Raw data:
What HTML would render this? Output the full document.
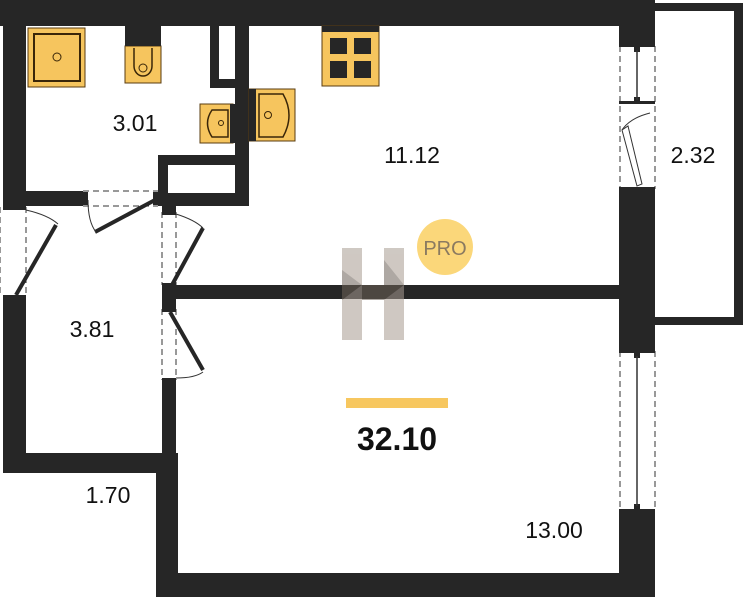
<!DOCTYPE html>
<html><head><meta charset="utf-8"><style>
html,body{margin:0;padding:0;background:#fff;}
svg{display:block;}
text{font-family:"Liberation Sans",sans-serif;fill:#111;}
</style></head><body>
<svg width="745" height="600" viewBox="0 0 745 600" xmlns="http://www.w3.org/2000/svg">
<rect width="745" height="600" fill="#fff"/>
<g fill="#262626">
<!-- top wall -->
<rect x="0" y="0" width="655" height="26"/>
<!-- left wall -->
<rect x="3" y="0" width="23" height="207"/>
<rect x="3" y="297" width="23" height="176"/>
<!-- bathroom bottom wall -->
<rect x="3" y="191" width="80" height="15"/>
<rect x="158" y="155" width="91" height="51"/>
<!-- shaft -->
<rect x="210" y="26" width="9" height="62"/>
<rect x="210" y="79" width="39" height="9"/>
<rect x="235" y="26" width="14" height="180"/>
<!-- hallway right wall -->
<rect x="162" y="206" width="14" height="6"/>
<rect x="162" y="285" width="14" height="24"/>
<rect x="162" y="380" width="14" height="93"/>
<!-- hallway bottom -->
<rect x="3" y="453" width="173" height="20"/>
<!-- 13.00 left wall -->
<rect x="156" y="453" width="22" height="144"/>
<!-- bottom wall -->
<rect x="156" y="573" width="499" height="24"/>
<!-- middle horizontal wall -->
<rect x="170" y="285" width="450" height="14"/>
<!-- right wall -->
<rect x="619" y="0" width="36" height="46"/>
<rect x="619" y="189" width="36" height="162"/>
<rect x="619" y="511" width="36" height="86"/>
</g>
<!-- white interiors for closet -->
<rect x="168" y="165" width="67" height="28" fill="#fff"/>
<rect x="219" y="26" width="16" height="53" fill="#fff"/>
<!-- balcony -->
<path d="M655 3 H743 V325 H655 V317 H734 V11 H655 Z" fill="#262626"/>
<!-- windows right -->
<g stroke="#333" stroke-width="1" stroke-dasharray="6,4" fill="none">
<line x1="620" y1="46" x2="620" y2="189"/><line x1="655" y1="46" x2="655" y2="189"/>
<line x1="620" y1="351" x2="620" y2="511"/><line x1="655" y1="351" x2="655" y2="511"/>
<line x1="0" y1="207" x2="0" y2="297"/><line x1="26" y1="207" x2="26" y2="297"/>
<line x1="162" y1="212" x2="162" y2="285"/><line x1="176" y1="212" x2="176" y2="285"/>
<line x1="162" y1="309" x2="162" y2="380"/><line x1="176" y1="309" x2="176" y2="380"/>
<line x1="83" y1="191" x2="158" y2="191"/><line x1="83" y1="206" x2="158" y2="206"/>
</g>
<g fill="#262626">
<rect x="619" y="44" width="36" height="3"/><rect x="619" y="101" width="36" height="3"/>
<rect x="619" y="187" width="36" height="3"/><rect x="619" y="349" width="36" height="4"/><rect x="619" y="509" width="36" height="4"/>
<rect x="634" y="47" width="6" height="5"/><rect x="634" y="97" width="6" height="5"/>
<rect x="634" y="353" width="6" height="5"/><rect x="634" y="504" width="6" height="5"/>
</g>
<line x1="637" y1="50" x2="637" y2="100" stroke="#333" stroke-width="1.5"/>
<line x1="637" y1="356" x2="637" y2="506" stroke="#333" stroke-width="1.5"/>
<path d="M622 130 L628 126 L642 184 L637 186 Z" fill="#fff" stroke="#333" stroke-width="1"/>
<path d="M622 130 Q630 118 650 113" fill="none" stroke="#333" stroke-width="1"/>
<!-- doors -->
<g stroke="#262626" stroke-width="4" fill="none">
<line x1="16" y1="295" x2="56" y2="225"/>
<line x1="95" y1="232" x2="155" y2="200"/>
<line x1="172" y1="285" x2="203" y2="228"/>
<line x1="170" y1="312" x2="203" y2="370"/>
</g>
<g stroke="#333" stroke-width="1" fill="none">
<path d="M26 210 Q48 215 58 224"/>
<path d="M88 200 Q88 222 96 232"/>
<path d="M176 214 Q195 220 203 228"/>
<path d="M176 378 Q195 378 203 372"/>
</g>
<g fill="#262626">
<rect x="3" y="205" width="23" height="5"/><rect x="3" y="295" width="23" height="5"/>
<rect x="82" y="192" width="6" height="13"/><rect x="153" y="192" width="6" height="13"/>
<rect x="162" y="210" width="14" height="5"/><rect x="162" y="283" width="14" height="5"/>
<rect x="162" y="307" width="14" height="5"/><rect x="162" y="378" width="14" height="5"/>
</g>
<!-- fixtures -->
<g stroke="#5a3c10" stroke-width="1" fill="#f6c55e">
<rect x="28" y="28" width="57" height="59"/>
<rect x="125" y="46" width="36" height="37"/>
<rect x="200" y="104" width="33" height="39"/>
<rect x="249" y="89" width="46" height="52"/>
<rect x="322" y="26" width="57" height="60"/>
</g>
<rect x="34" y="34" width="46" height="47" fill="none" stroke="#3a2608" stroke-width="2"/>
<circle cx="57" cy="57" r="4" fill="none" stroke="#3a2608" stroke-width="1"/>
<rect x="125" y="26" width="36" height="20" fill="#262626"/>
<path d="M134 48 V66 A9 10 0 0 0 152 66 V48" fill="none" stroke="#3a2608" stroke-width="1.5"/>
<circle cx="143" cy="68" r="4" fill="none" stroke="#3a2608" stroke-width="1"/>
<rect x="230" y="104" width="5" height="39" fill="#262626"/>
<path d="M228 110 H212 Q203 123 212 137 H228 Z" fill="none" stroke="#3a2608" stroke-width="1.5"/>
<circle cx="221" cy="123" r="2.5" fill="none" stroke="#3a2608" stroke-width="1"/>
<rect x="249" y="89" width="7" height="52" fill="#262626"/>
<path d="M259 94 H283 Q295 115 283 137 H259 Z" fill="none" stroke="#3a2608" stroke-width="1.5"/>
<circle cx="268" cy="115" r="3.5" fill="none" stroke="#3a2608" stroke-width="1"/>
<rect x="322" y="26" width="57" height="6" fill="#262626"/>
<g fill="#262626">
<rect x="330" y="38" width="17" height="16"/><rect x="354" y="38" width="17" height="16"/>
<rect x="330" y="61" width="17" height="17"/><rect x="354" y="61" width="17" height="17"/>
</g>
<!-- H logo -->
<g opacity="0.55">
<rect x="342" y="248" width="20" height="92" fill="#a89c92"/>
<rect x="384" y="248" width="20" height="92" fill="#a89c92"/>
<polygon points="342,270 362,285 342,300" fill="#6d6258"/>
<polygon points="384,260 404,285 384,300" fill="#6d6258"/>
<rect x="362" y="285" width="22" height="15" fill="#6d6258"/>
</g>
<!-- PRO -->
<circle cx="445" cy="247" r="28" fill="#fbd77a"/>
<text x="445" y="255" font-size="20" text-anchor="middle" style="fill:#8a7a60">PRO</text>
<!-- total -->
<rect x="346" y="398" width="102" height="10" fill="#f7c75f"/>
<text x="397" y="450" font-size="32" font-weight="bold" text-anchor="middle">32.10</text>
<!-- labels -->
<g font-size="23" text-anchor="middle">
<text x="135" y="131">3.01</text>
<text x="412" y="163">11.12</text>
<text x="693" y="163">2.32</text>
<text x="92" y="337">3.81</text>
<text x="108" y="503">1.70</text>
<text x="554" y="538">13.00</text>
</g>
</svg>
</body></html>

Work to be completed: Write out the full set of lines verbatim, without the pictures.

Correct answer:
What HTML would render this? Output the full document.
<!DOCTYPE html>
<html><head><meta charset="utf-8"><style>
html,body{margin:0;padding:0;background:#fff;}
svg{display:block;}
text{font-family:"Liberation Sans",sans-serif;fill:#111;}
</style></head><body>
<svg width="745" height="600" viewBox="0 0 745 600" xmlns="http://www.w3.org/2000/svg">
<rect width="745" height="600" fill="#fff"/>
<g fill="#262626">
<!-- top wall -->
<rect x="0" y="0" width="655" height="26"/>
<!-- left wall -->
<rect x="3" y="0" width="23" height="207"/>
<rect x="3" y="297" width="23" height="176"/>
<!-- bathroom bottom wall -->
<rect x="3" y="191" width="80" height="15"/>
<rect x="158" y="155" width="91" height="51"/>
<!-- shaft -->
<rect x="210" y="26" width="9" height="62"/>
<rect x="210" y="79" width="39" height="9"/>
<rect x="235" y="26" width="14" height="180"/>
<!-- hallway right wall -->
<rect x="162" y="206" width="14" height="6"/>
<rect x="162" y="285" width="14" height="24"/>
<rect x="162" y="380" width="14" height="93"/>
<!-- hallway bottom -->
<rect x="3" y="453" width="173" height="20"/>
<!-- 13.00 left wall -->
<rect x="156" y="453" width="22" height="144"/>
<!-- bottom wall -->
<rect x="156" y="573" width="499" height="24"/>
<!-- middle horizontal wall -->
<rect x="170" y="285" width="450" height="14"/>
<!-- right wall -->
<rect x="619" y="0" width="36" height="46"/>
<rect x="619" y="189" width="36" height="162"/>
<rect x="619" y="511" width="36" height="86"/>
</g>
<!-- white interiors for closet -->
<rect x="168" y="165" width="67" height="28" fill="#fff"/>
<rect x="219" y="26" width="16" height="53" fill="#fff"/>
<!-- balcony -->
<path d="M655 3 H743 V325 H655 V317 H734 V11 H655 Z" fill="#262626"/>
<!-- windows right -->
<g stroke="#333" stroke-width="1" stroke-dasharray="6,4" fill="none">
<line x1="620" y1="46" x2="620" y2="189"/><line x1="655" y1="46" x2="655" y2="189"/>
<line x1="620" y1="351" x2="620" y2="511"/><line x1="655" y1="351" x2="655" y2="511"/>
<line x1="0" y1="207" x2="0" y2="297"/><line x1="26" y1="207" x2="26" y2="297"/>
<line x1="162" y1="212" x2="162" y2="285"/><line x1="176" y1="212" x2="176" y2="285"/>
<line x1="162" y1="309" x2="162" y2="380"/><line x1="176" y1="309" x2="176" y2="380"/>
<line x1="83" y1="191" x2="158" y2="191"/><line x1="83" y1="206" x2="158" y2="206"/>
</g>
<g fill="#262626">
<rect x="619" y="44" width="36" height="3"/><rect x="619" y="101" width="36" height="3"/>
<rect x="619" y="187" width="36" height="3"/><rect x="619" y="349" width="36" height="4"/><rect x="619" y="509" width="36" height="4"/>
<rect x="634" y="47" width="6" height="5"/><rect x="634" y="97" width="6" height="5"/>
<rect x="634" y="353" width="6" height="5"/><rect x="634" y="504" width="6" height="5"/>
</g>
<line x1="637" y1="50" x2="637" y2="100" stroke="#333" stroke-width="1.5"/>
<line x1="637" y1="356" x2="637" y2="506" stroke="#333" stroke-width="1.5"/>
<path d="M622 130 L628 126 L642 184 L637 186 Z" fill="#fff" stroke="#333" stroke-width="1"/>
<path d="M622 130 Q630 118 650 113" fill="none" stroke="#333" stroke-width="1"/>
<!-- doors -->
<g stroke="#262626" stroke-width="4" fill="none">
<line x1="16" y1="295" x2="56" y2="225"/>
<line x1="95" y1="232" x2="155" y2="200"/>
<line x1="172" y1="285" x2="203" y2="228"/>
<line x1="170" y1="312" x2="203" y2="370"/>
</g>
<g stroke="#333" stroke-width="1" fill="none">
<path d="M26 210 Q48 215 58 224"/>
<path d="M88 200 Q88 222 96 232"/>
<path d="M176 214 Q195 220 203 228"/>
<path d="M176 378 Q195 378 203 372"/>
</g>
<g fill="#262626">
<rect x="3" y="205" width="23" height="5"/><rect x="3" y="295" width="23" height="5"/>
<rect x="82" y="192" width="6" height="13"/><rect x="153" y="192" width="6" height="13"/>
<rect x="162" y="210" width="14" height="5"/><rect x="162" y="283" width="14" height="5"/>
<rect x="162" y="307" width="14" height="5"/><rect x="162" y="378" width="14" height="5"/>
</g>
<!-- fixtures -->
<g stroke="#5a3c10" stroke-width="1" fill="#f6c55e">
<rect x="28" y="28" width="57" height="59"/>
<rect x="125" y="46" width="36" height="37"/>
<rect x="200" y="104" width="33" height="39"/>
<rect x="249" y="89" width="46" height="52"/>
<rect x="322" y="26" width="57" height="60"/>
</g>
<rect x="34" y="34" width="46" height="47" fill="none" stroke="#3a2608" stroke-width="2"/>
<circle cx="57" cy="57" r="4" fill="none" stroke="#3a2608" stroke-width="1"/>
<rect x="125" y="26" width="36" height="20" fill="#262626"/>
<path d="M134 48 V66 A9 10 0 0 0 152 66 V48" fill="none" stroke="#3a2608" stroke-width="1.5"/>
<circle cx="143" cy="68" r="4" fill="none" stroke="#3a2608" stroke-width="1"/>
<rect x="230" y="104" width="5" height="39" fill="#262626"/>
<path d="M228 110 H212 Q203 123 212 137 H228 Z" fill="none" stroke="#3a2608" stroke-width="1.5"/>
<circle cx="221" cy="123" r="2.5" fill="none" stroke="#3a2608" stroke-width="1"/>
<rect x="249" y="89" width="7" height="52" fill="#262626"/>
<path d="M259 94 H283 Q295 115 283 137 H259 Z" fill="none" stroke="#3a2608" stroke-width="1.5"/>
<circle cx="268" cy="115" r="3.5" fill="none" stroke="#3a2608" stroke-width="1"/>
<rect x="322" y="26" width="57" height="6" fill="#262626"/>
<g fill="#262626">
<rect x="330" y="38" width="17" height="16"/><rect x="354" y="38" width="17" height="16"/>
<rect x="330" y="61" width="17" height="17"/><rect x="354" y="61" width="17" height="17"/>
</g>
<!-- H logo -->
<g opacity="0.55">
<rect x="342" y="248" width="20" height="92" fill="#a89c92"/>
<rect x="384" y="248" width="20" height="92" fill="#a89c92"/>
<polygon points="342,270 362,285 342,300" fill="#6d6258"/>
<polygon points="384,260 404,285 384,300" fill="#6d6258"/>
<rect x="362" y="285" width="22" height="15" fill="#6d6258"/>
</g>
<!-- PRO -->
<circle cx="445" cy="247" r="28" fill="#fbd77a"/>
<text x="445" y="255" font-size="20" text-anchor="middle" style="fill:#8a7a60">PRO</text>
<!-- total -->
<rect x="346" y="398" width="102" height="10" fill="#f7c75f"/>
<text x="397" y="450" font-size="32" font-weight="bold" text-anchor="middle">32.10</text>
<!-- labels -->
<g font-size="23" text-anchor="middle">
<text x="135" y="131">3.01</text>
<text x="412" y="163">11.12</text>
<text x="693" y="163">2.32</text>
<text x="92" y="337">3.81</text>
<text x="108" y="503">1.70</text>
<text x="554" y="538">13.00</text>
</g>
</svg>
</body></html>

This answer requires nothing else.